For the second Christmastime in a row, we were their grateful guests at Donald’s home on St. John. Over the 2010 holiday break, however, I found myself agonizing over a difficult decision: Should my next term in Congress be my last?

The previous spring, when it became clear the financial reform bill was going to pass, I was exhausted mentally, emotionally, and physically. And so I had resolved that I would not run again after my race that fall. Following my victory, I did not fear losing in 2012—any Democrat who survived the rout of 2010 was highly likely to do even better in a presidential year, when the pro-Democratic turnout is much higher. But my subpar management of my reelection effort undermined my self-confidence. I had also seen too many talented legislators end their careers in a physically and intellectually diminished state. I had long ago decided that I would leave office when I hit seventy-five, and leaving office in January 2013 would cut only two years off that target date.

But as I vacationed on St. John, I had good reasons to reconsider. With the Republicans in control of the House, I did not want it to look as if I was running away from a tough fight. I had fought Newt Gingrich’s aggressive Republican majority in 1995, and I didn’t want anyone to think I was too afraid of the Tea Party to do it again. Indeed, to some extent I looked forward to it. It is easier to criticize the excesses of the other side than it is to pass complex legislation.

Fortunately for my self-image as a mature adult, there was also a more substantive reason for staying on. I could defend our financial reform bill against the alliance of fundamentalist free-market Republicans and unrepentant financial industry leaders who were eager to undermine it.

*

Even on holiday, Jim was an invaluable interlocutor as I talked out the pros and cons of leaving office. His full support for putting off retirement until 2015 was vital to me. So I went back to Washington in January as the ranking minority member of the Financial Services Committee, committed to stay—for two more years.

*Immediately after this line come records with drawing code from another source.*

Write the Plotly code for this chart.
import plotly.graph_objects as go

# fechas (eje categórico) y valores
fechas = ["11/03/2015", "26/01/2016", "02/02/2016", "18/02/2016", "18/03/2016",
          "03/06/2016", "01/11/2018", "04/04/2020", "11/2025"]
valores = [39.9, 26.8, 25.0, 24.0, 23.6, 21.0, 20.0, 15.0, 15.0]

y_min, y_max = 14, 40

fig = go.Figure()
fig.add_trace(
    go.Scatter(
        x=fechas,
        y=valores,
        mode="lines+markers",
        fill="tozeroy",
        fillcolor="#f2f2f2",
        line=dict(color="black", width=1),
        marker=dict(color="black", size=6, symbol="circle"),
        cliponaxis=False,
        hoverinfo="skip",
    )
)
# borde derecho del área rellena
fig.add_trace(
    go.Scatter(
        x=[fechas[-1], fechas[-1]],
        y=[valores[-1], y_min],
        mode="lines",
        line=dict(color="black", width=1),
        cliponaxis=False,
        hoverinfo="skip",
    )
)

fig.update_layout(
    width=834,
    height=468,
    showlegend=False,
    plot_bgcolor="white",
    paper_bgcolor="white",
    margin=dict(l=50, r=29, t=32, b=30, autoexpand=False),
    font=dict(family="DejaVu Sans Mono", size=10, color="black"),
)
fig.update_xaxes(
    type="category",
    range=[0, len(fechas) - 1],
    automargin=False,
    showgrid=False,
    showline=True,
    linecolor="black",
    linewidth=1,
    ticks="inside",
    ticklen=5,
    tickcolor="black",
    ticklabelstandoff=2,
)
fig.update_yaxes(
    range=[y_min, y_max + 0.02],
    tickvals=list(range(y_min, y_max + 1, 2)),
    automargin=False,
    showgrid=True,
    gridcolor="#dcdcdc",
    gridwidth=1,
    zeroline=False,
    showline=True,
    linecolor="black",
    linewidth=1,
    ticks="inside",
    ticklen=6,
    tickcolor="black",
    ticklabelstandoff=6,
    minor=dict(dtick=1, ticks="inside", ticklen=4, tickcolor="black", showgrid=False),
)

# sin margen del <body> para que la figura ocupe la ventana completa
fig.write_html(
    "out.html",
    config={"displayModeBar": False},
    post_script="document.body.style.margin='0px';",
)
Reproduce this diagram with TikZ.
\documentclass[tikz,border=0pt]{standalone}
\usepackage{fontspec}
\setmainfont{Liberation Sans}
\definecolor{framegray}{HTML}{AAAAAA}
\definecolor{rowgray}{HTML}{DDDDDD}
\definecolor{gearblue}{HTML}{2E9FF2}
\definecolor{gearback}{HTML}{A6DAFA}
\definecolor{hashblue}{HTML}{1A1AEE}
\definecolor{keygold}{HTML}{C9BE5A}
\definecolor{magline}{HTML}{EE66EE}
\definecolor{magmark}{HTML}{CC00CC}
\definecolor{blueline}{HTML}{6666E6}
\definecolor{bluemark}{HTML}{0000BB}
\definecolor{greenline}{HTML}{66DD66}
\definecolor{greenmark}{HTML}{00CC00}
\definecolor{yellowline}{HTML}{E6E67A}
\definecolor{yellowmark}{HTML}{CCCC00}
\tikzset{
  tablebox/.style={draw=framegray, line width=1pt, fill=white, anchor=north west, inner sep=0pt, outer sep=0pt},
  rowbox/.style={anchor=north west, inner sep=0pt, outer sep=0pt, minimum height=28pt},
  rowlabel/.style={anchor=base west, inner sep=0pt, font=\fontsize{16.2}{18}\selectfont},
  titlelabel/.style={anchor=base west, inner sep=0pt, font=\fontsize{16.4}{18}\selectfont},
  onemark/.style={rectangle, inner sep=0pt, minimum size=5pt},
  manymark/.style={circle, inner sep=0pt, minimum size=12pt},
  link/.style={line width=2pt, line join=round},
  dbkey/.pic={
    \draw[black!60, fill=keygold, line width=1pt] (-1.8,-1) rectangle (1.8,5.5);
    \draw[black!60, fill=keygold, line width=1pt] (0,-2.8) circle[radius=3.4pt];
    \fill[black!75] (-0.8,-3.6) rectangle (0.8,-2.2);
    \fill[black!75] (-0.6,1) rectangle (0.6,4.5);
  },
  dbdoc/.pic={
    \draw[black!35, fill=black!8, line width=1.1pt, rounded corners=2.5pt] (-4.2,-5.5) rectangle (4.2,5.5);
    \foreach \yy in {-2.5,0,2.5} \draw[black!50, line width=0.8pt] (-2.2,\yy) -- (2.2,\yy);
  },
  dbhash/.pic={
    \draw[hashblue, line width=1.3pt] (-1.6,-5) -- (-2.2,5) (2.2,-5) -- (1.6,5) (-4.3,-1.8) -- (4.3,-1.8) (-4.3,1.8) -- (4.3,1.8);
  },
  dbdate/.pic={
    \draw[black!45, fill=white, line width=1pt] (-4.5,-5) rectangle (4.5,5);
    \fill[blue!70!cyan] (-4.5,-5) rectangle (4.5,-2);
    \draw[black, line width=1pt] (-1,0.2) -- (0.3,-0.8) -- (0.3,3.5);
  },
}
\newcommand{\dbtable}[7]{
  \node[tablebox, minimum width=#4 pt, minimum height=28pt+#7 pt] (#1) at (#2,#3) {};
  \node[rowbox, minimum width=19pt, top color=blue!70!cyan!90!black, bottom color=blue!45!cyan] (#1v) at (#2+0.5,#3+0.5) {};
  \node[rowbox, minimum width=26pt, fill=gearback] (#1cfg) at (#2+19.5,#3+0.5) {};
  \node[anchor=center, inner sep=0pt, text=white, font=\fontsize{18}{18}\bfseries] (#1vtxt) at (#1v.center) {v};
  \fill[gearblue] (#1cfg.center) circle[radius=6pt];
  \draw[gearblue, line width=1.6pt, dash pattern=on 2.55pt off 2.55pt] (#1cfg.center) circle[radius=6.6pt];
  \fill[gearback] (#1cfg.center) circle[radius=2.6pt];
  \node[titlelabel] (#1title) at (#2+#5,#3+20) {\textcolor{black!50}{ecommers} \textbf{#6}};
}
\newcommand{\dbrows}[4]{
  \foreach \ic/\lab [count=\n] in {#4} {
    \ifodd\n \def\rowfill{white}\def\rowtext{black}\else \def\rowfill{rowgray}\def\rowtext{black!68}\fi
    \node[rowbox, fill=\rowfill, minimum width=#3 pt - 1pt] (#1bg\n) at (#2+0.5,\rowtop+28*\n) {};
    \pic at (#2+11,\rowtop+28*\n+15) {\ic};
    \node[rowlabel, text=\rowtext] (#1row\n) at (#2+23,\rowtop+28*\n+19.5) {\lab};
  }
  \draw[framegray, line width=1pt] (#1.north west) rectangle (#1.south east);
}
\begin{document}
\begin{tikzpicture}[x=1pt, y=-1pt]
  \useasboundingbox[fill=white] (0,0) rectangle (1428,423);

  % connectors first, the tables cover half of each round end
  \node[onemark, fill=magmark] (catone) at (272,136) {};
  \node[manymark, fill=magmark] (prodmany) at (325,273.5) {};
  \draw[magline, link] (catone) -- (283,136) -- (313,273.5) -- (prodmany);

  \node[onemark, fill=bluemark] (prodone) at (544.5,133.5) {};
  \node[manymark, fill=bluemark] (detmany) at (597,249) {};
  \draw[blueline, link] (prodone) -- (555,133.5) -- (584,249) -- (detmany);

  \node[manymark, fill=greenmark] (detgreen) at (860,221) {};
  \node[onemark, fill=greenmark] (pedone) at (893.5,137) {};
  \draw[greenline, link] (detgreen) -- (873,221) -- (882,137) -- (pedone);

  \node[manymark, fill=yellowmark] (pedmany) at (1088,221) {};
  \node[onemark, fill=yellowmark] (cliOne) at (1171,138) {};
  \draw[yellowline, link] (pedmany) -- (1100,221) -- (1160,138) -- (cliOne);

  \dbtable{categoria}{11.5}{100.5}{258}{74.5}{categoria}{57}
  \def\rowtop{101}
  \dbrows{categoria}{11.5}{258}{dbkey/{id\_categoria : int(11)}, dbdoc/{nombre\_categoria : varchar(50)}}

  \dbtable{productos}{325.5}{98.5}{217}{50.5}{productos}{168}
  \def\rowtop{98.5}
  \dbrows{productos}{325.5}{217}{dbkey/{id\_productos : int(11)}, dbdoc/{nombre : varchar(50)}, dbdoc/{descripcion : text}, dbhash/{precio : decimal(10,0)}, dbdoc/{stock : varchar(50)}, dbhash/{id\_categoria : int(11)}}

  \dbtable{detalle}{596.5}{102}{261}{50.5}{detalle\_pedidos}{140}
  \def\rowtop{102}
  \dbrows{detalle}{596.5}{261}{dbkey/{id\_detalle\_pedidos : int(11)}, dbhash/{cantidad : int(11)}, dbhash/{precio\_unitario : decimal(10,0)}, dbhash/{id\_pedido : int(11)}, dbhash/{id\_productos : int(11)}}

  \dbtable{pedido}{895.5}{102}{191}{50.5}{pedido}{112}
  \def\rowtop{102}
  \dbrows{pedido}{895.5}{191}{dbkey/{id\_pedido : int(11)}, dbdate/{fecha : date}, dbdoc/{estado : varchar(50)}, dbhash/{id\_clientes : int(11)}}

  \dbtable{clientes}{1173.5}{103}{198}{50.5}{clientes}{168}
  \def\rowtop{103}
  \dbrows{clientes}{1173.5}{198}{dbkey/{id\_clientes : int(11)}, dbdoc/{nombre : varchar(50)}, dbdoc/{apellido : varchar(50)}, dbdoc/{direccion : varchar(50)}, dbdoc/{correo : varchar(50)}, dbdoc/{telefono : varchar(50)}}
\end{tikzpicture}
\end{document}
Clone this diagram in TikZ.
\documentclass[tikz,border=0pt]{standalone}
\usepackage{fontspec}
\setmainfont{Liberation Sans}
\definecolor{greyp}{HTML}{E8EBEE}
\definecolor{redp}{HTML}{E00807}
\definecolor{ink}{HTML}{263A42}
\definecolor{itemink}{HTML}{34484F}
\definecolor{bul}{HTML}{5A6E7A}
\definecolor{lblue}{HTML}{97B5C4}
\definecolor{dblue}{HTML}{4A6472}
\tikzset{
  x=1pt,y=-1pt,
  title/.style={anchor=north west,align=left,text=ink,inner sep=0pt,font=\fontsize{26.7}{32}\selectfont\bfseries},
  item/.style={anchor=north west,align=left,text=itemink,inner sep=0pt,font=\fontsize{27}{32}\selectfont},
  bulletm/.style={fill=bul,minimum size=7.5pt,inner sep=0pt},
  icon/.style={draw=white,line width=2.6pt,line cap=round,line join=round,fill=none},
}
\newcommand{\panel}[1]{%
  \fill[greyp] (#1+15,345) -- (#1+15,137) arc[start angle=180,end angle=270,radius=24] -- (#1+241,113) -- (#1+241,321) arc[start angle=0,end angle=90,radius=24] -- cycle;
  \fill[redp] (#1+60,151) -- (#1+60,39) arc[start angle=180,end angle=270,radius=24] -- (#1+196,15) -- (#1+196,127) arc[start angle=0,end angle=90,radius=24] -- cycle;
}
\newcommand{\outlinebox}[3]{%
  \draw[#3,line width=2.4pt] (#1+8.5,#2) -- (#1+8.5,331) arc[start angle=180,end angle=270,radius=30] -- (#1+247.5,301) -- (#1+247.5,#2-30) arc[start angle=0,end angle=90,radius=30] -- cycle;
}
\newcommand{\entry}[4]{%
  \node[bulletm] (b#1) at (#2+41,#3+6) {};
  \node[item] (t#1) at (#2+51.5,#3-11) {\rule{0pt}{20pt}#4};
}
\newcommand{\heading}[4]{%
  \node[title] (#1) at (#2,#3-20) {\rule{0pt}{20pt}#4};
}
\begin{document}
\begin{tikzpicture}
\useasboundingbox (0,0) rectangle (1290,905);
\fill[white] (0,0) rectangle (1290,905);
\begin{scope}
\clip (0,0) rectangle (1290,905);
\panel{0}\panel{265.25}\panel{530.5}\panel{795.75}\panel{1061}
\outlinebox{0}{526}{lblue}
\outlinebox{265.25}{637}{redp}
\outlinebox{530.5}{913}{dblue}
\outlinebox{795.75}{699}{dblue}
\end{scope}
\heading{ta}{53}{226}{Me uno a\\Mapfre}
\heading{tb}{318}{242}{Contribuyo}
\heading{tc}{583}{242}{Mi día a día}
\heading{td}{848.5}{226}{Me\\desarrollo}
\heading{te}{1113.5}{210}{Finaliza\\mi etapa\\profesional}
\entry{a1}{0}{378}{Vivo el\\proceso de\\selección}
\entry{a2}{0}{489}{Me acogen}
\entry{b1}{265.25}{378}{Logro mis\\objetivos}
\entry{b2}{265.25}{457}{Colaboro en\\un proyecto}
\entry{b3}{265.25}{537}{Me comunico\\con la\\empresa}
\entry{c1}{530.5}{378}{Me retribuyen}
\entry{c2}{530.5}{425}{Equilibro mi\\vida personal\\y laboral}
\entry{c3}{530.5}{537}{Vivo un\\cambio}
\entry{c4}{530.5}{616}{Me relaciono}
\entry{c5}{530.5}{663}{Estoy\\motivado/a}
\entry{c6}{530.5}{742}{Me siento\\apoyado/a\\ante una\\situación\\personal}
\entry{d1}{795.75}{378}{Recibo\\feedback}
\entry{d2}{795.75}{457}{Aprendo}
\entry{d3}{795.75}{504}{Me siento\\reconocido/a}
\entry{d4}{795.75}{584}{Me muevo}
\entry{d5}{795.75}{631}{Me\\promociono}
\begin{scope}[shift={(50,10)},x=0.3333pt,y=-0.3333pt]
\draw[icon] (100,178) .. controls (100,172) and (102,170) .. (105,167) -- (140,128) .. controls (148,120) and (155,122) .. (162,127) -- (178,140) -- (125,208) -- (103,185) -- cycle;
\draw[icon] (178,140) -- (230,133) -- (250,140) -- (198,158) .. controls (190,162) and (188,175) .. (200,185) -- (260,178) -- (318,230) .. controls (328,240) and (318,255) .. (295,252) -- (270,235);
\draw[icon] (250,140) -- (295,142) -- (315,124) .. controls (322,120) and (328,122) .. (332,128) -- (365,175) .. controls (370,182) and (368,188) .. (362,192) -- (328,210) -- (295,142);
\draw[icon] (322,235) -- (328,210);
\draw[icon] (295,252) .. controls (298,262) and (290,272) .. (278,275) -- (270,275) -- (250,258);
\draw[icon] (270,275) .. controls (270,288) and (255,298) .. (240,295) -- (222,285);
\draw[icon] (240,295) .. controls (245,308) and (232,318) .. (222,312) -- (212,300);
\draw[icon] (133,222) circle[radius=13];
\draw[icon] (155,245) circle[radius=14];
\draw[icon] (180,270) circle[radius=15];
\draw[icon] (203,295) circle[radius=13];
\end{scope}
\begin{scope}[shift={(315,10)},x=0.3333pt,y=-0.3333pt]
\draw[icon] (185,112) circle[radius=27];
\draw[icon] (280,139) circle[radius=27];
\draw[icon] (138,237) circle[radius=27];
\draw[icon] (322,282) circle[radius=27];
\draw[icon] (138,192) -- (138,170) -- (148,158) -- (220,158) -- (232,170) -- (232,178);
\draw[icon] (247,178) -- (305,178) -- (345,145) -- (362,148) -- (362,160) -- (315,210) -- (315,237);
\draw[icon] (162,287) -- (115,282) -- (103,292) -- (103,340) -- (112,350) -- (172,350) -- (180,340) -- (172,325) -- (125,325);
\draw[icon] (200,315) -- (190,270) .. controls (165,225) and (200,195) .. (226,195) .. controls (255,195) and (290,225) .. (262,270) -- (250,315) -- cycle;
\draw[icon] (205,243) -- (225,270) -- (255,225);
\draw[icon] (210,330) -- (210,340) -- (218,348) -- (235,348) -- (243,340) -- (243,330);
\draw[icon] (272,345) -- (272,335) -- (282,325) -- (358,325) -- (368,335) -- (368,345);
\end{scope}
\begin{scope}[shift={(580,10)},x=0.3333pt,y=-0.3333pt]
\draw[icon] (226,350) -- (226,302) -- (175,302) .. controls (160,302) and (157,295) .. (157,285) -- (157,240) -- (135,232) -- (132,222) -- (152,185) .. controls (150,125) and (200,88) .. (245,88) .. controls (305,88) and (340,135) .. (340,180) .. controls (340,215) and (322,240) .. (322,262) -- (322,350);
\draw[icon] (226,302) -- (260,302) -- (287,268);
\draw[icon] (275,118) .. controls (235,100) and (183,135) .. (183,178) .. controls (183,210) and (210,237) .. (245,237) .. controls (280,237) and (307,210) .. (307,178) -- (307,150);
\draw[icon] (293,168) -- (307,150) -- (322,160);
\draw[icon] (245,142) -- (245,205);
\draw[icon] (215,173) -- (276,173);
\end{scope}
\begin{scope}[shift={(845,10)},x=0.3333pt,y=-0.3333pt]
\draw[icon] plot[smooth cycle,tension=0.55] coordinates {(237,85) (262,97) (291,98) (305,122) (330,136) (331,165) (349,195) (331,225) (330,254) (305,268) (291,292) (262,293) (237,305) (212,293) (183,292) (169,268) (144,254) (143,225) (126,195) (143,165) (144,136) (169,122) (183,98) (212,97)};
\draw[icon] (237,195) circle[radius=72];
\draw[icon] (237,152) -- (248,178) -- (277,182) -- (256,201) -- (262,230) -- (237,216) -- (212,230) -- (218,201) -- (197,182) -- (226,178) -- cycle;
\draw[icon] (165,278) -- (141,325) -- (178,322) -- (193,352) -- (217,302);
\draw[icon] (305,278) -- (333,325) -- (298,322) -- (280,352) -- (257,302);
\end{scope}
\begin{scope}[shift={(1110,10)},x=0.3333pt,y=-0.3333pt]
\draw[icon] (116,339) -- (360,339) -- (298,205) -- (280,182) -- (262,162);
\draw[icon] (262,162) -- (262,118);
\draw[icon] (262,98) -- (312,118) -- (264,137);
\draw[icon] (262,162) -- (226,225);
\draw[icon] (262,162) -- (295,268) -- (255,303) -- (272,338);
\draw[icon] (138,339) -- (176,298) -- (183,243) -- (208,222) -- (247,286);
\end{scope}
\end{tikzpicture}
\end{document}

In the first Congress under the influence of the Tea Party, the Republican majority accomplished nothing of any significance. Sherlock Holmes’s nonbarking dog became the inescapably appropriate metaphor for the work of the Financial Services Committee. Little important legislation made it to the Senate, because the committee sent few bills to the floor, and the House passed even fewer. The split between mainstream conservative Republicans and the ideological crusaders on their right was too strong for the committee to function well.